Tuesday, April 23, 2013

door mat

Oprah Magazine May 2013
I had a hissy fit today. I hadn't thought of that particular word in a long time, but my co-worker used it for just this instance. And with that in mind, I cite Martha Beck's column form the May issue of Oprah Magazine. For the most part, the only reason that I read Oprah's magazine is for Martha Beck and the book reviews. Beck is a lifestyle coach by trade, and she always gives no-nonsense advice on how to navigate through this often chaotic, and always challenging, world. This month's article was no exception: Doormats Anonymous.

I've been involved in a sticky wicked for some time now, and it's finally arrived to my last nerve. What I thought and what it is are two different things, which I suppose is the way that it goes sometimes, but ... I gave too much of myself away to someone who on any level has nothing to offer in return. I believed him, I believed in him, but his him? Yeah, don't know if it is structurally safe for ... anyone. But I won't get into specifics, not the point really. As I take a look at this tidy graphic, I find that I have gone from 'disturbed' to 'homicidal,' in order to arrive at: what were you thinking?

Disturbed: oh, I'll just run around, run around in circles, do cartwheels, move Heaven and Earth to make him happy. Does he remember my name? well, he's got a lot of his mind.

Displaced: mucha fucha, mucha fucha. I'm trying here, but you're ... blank. I don't get the answer that I want to hear. I don't get recognition, so I walk away mumbling under my breath. I'm good for this one. The energy has got to get out of me ... and it does! In illiterate patterns of speech.

Hurt: Slamming something? Who, me?! Passive-aggression ... it's the thing about myself that most makes me cringe. But I've got it in me. I'm worst when I'm mucha fucha-ing and slamming at the same time. Maybe it's that I just want him to take me over his knee and give me a good spanking. OH!

Resentful: Well, when one's hurt, particularly romantically, then the resentment is bound to come into play. For me, I resent that I'm not recognized. That I've been duped. But even here, I can manage to forgive and carry on. Why wouldn't I? I love him.

Seething: oh. Everyone is tired of me talking about it.

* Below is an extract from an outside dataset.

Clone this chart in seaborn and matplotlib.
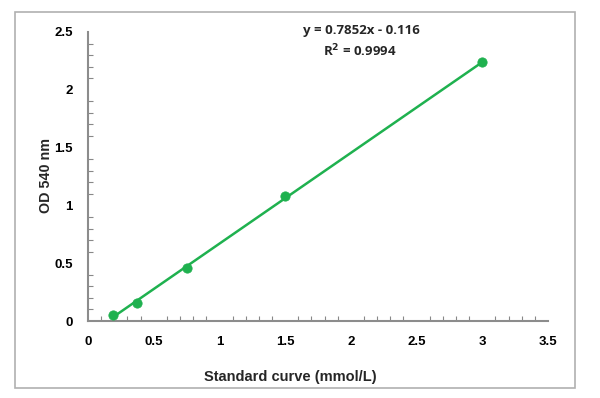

I'm tired of me talking about it. I'd like to hide to make it go away, instead ... I just talk about it more. Everyone is sick to death of it.

Homicidal: My co-worker read this chart and said, 'oh, I've never made it to this stage.' I have lashed out. I believe that I may have slammed the phone down on my sister. And the other one told me to stop acting crazy. But I'm not nice to the offender. Oh sure, I called him and tried to connect to him in a real way after gossip about him was dumped on me, but I'm really trying to just avoid him. I know that I won't get a fair shake. I know that he doesn't understand these stages, or what it is that I've been to him. Here's where the real hurt lives. It sits heavy on my heart. I don't want it to be a waste a time, but if I stand back? Yeah, he doesn't call.

So what does Martha have for me: "The problem is that trying to change unfair behavior with submissive niceness is like tying to smother a fire with gunpowder. It isn't the high road; it's the grim, well-trod path that leads from aggressive to passive, through long, horrible stretches of passive-aggressive. The real high road requires something quite different: the courage to know and follow your own truth."

According to Beck, what gets in the way of our truths is opaque, reactive behavior. She says, "we stop acting on your own desires and become purely reactive instead, focused not on what we want but on what others will think, say, or do. We never express negative feelings about the relationship-which means that it becomes, in the words of organizational behavior expert Chris Argyris, "self-sealed" against learning."

I won't go anymore into the article. Obviously, it struck a chord with me, especially right now. I think that I have stopped acting on what I have wanted a long time ago. I focused too much on what I thought would make him happy. And sometimes, I gave him what, in fact, is what I wanted from him. That's not good. And my hope is that by recognizing this, I can get out of the homicidal state-of-mind. It hasn't been a good place to be, and it may be that I just needed a little push. I think sometimes that the flush of meeting someone, and especially one that you think that you are going to know your whole life, interferes with what is actually going on in the relationship. I was so gaga for him that I didn't realize that I had lost myself in it. I'll still be gaga for him, that doesn't just go away. But I can stop putting myself on the floor in front of him.